R - Nous aurons un rapport de progrès, comme on l'appelle, au cours de cette année, et puis nous aurons un deuxième rendez-vous en 2006 qui est distinct, d'ailleurs, des rapports de progrès classiques de négociations, puisque les Européens, l'an dernier, ont décidé de faire le point en 2006. Cela se fera au deuxième semestre de l'année 2006 sur les engagements pris par la Turquie, notamment sur la mise en oeuvre du protocole d'Ankara. C'est-à-dire la façon dont la Turquie conçoit ses relations avec l'ensemble des membres de l'Union européenne. Nous sommes 25 Etats membres, donc chaque Etat membre doit être reconnu évidement par la Turquie comme faisant partie de l'Union. Les engagements ont été pris et nous souhaitons qu'ils soient tenus. Le rendez-vous de la deuxième partie de l'année 2006 permettra de vérifier où nous en sommes.

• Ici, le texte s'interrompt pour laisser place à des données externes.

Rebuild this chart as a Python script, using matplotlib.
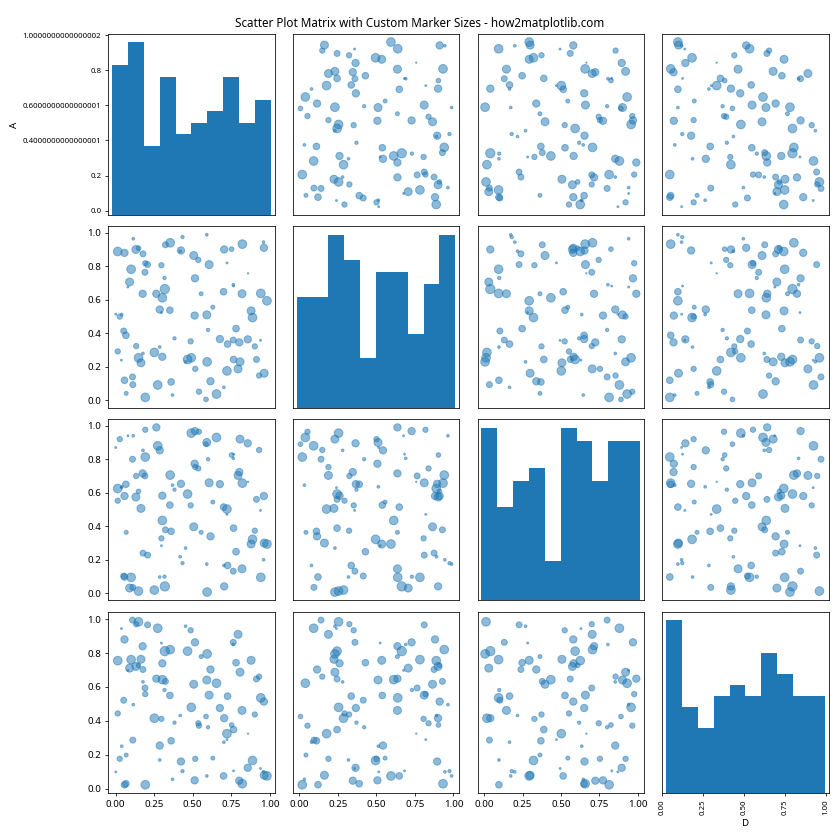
import matplotlib
matplotlib.use('Agg')
import matplotlib.pyplot as plt
import numpy as np
import pandas as pd

plt.rcParams['font.family'] = ['Noto Sans', 'DejaVu Sans']

# values, one entry per point
A = [0.000, 0.013, 0.013, 0.026, 0.037, 0.039, 0.052, 0.057, 0.057, 0.066,
     0.068, 0.079, 0.090, 0.100, 0.109, 0.111, 0.114, 0.131, 0.133, 0.148,
     0.148, 0.164, 0.175, 0.177, 0.177, 0.190, 0.192, 0.192, 0.207, 0.251,
     0.264, 0.273, 0.286, 0.286, 0.297, 0.297, 0.303, 0.303, 0.317, 0.319,
     0.323, 0.352, 0.354, 0.360, 0.369, 0.382, 0.424, 0.434, 0.454, 0.467,
     0.487, 0.491, 0.507, 0.513, 0.515, 0.517, 0.537, 0.541, 0.555, 0.587,
     0.592, 0.592, 0.594, 0.600, 0.607, 0.616, 0.631, 0.655, 0.677, 0.701,
     0.703, 0.705, 0.723, 0.723, 0.727, 0.753, 0.764, 0.766, 0.764, 0.766,
     0.782, 0.795, 0.803, 0.808, 0.821, 0.823, 0.858, 0.860, 0.880, 0.889,
     0.904, 0.915, 0.932, 0.941, 0.943, 0.961, 0.963, 0.965, 0.983, 0.419]
B = [0.514, 0.888, 0.292, 0.500, 0.240, 0.512, 0.414, 0.880, 0.120, 0.388,
     0.042, 0.676, 0.706, 0.782, 0.140, 0.094, 0.964, 0.900, 0.324, 0.908,
     0.254, 0.224, 0.636, 0.874, 0.280, 0.764, 0.818, 0.018, 0.810, 0.286,
     0.636, 0.092, 0.542, 0.318, 0.806, 0.524, 0.612, 0.260, 0.730, 0.664,
     0.928, 0.538, 0.940, 0.110, 0.032, 0.370, 0.894, 0.974, 0.230, 0.244,
     0.352, 0.254, 0.864, 0.506, 0.728, 0.188, 0.838, 0.052, 0.636, 0.006,
     0.988, 0.510, 0.230, 0.420, 0.810, 0.114, 0.556, 0.038, 0.366, 0.648,
     0.078, 0.900, 0.820, 0.176, 0.336, 0.902, 0.690, 0.682, 0.360, 0.244,
     0.428, 0.188, 0.346, 0.230, 0.636, 0.932, 0.364, 0.758, 0.534, 0.494,
     0.322, 0.244, 0.148, 0.358, 0.638, 0.944, 0.910, 0.162, 0.594, 0.890]
C = [0.870, 0.625, 0.552, 0.920, 0.630, 0.635, 0.102, 0.580, 0.096, 0.650,
     0.363, 0.940, 0.030, 0.094, 0.800, 0.034, 0.940, 0.574, 0.700, 0.608,
     0.012, 0.506, 0.715, 0.239, 0.853, 0.700, 0.976, 0.813, 0.227, 0.018,
     0.990, 0.880, 0.853, 0.096, 0.327, 0.283, 0.434, 0.582, 0.098, 0.040,
     0.378, 0.526, 0.705, 0.369, 0.645, 0.618, 0.653, 0.179, 0.269, 0.592,
     0.524, 0.956, 0.396, 0.773, 0.968, 0.753, 0.745, 0.964, 0.363, 0.890,
     0.173, 0.900, 0.006, 0.800, 0.659, 0.339, 0.544, 0.930, 0.651, 0.514,
     0.165, 0.040, 0.470, 0.502, 0.165, 0.825, 0.805, 0.830, 0.131, 0.388,
     0.247, 0.703, 0.723, 0.920, 0.145, 0.657, 0.895, 0.665, 0.293, 0.321,
     0.373, 0.560, 0.855, 0.494, 0.094, 0.199, 0.580, 0.299, 0.293, 0.217]
D = [0.100, 0.755, 0.444, 0.177, 0.944, 0.251, 0.522, 0.880, 0.024, 0.030,
     0.199, 0.698, 0.711, 0.761, 0.994, 0.287, 0.496, 0.721, 0.970, 0.727,
     0.984, 0.763, 0.840, 0.703, 0.630, 0.594, 0.558, 0.024, 0.966, 0.416,
     0.649, 0.946, 0.255, 0.170, 0.412, 0.859, 0.643, 0.739, 0.582, 0.811,
     0.633, 0.550, 0.820, 0.283, 0.056, 0.390, 0.161, 0.104, 0.958, 0.811,
     0.934, 0.480, 0.616, 0.050, 0.863, 0.177, 0.386, 0.372, 0.779, 0.426,
     0.076, 0.641, 0.795, 0.363, 0.552, 0.703, 0.181, 0.622, 0.476, 0.076,
     0.275, 0.416, 0.290, 0.325, 0.546, 0.376, 0.850, 0.106, 0.863, 0.349,
     0.743, 0.910, 0.048, 0.687, 0.462, 0.030, 0.124, 0.325, 0.757, 0.167,
     0.438, 0.647, 0.661, 0.120, 0.536, 0.100, 0.514, 0.080, 0.076, 0.432]
# marker sizes (points^2)
sizes = [4, 80, 30, 30, 4, 8, 38, 57, 47, 47,
         17, 4, 68, 80, 38, 38, 8, 68, 30, 23,
         80, 68, 57, 38, 8, 38, 30, 80, 38, 80,
         57, 80, 57, 8, 30, 4, 80, 57, 12, 92,
         38, 47, 80, 47, 8, 12, 57, 12, 8, 80,
         30, 80, 68, 57, 57, 30, 30, 30, 17, 23,
         8, 68, 80, 12, 68, 57, 17, 80, 57, 47,
         8, 57, 4, 80, 47, 23, 8, 4, 38, 47,
         47, 68, 57, 68, 68, 80, 57, 2, 68, 80,
         30, 38, 30, 4, 80, 8, 57, 68, 80, 8]

df = pd.DataFrame({'A': A, 'B': B, 'C': C, 'D': D})
sizes = np.array(sizes)

axes = pd.plotting.scatter_matrix(df, figsize=(12, 12), diagonal='hist')

# redraw the off-diagonal panels with custom marker sizes
cols = df.columns
for i in range(len(cols)):
    for j in range(len(cols)):
        if i != j:
            ax = axes[i, j]
            ax.clear()
            ax.scatter(df[cols[j]], df[cols[i]], s=sizes, alpha=0.5)

plt.suptitle('Scatter Plot Matrix with Custom Marker Sizes - how2matplotlib.com')
plt.tight_layout()
plt.savefig('out.png', dpi=70)
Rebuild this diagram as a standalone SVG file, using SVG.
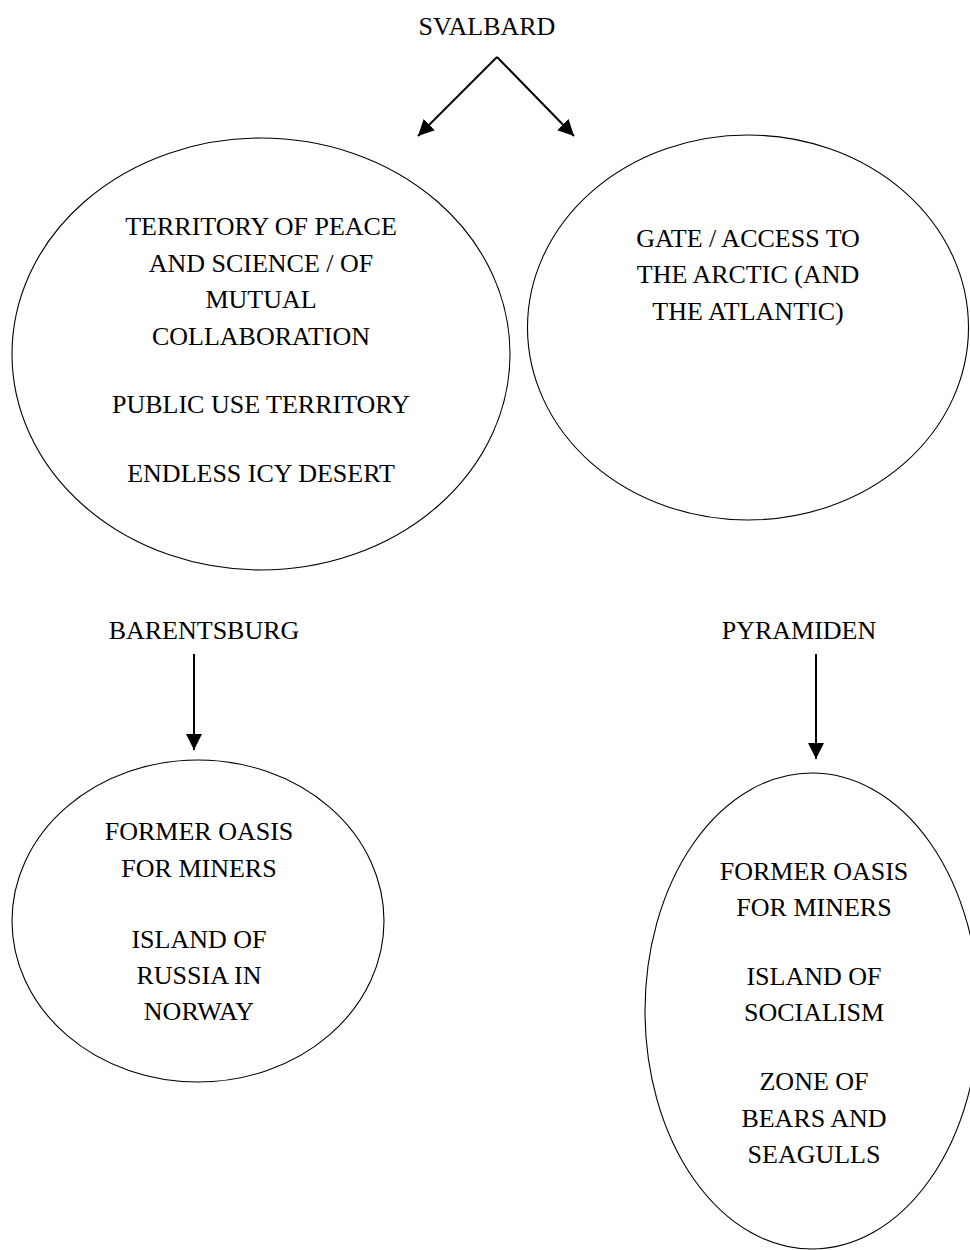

Q - Est-ce que vous pensez que l'Europe fait assez pour développer le dialogue entre l'Ouest et le monde islamique ? Est-ce que vous pensez qu'il faut aller au cas par cas et examiner les relations avec chaque pays d'une façon particulière ou est-ce qu'il faut faire plus pour avancer cet agenda américain sur le Grand Moyen-Orient ?
R - Cet agenda n'est pas le nôtre, mais, pour répondre à votre question, je relève qu'il faut faire les deux. Chaque pays est différent avec son histoire, ses traditions, ses caractéristiques. Une approche objective est nécessaire. Mais, en même temps, nous avons tous le souci d'améliorer le dialogue et de le renforcer là où il doit être renforcé entre, comme on dit maintenant, les civilisations. C'est une sensibilité particulière de l'Europe et c'est son intérêt aussi. Elle a sa responsabilité dans ce dialogue. Ses partenaires également, car, pour se parler, il faut être deux. Vous savez que la France est depuis toujours très attachée à faire progresser le dialogue des cultures et le dialogue des civilisations. L'histoire récente nous montre que nous avons intérêt à faire des efforts renouvelés pour éviter toutes les incompréhensions qui peuvent exister. Elles ne viennent pas souvent de notre part, il faut avoir la lucidité de le dire, mais notre intérêt est bien de renforcer le dialogue là où il a besoin d'être renforcé. Nous sommes au travail et je crois qu'il y a encore beaucoup à faire. La perspective globale d'un dialogue euro-méditerranéen, qui est une dimension depuis plus de 10 ans de la diplomatie européenne, nous donne les assises qui nous permettent de faire ce travail sur des bases concrètes, qui ne soient pas seulement des déclarations politiques, mais aussi des espaces de partenariat économique, culturel et évidemment politique, bien sûr.
Q - Dernière question. Depuis le référendum français on entend de moins en moins parler de cette option de coopération renforcée au sein de l'Union européenne des noyaux durs, des pays qui avanceront à leur propre rythme dans cette Union européenne. Est-ce que c'est devenu un sujet tabou ou sur quoi pourrait porter ce genre d'avancement ?
R - Non, c'est une possibilité qui existe, qui demeure et qui est reconnue d'ailleurs dans les traités européens depuis plusieurs années. Mais depuis un an, il est vrai que nous mettons tous nos efforts, toute notre énergie à essayer de faire que les Européens se retrouvent et travaillent tous ensemble. Vous savez que le contexte n'est pas facile. La priorité de notre action européenne c'est d'abord d'essayer de restaurer un esprit collectif européen, de faire que, sujet par sujet, nous puissions prendre le plus de décisions positives et concrètes pour l'avenir de nos pays et de nos peuples et qui renforcent l'efficacité de l'Europe. C'est le meilleur moyen, encore une fois, de faire progresser l'attachement à l'Union européenne. C'est ce qui nous a un peu manqué. C'est la raison pour laquelle c'est d'abord là où nous travaillons.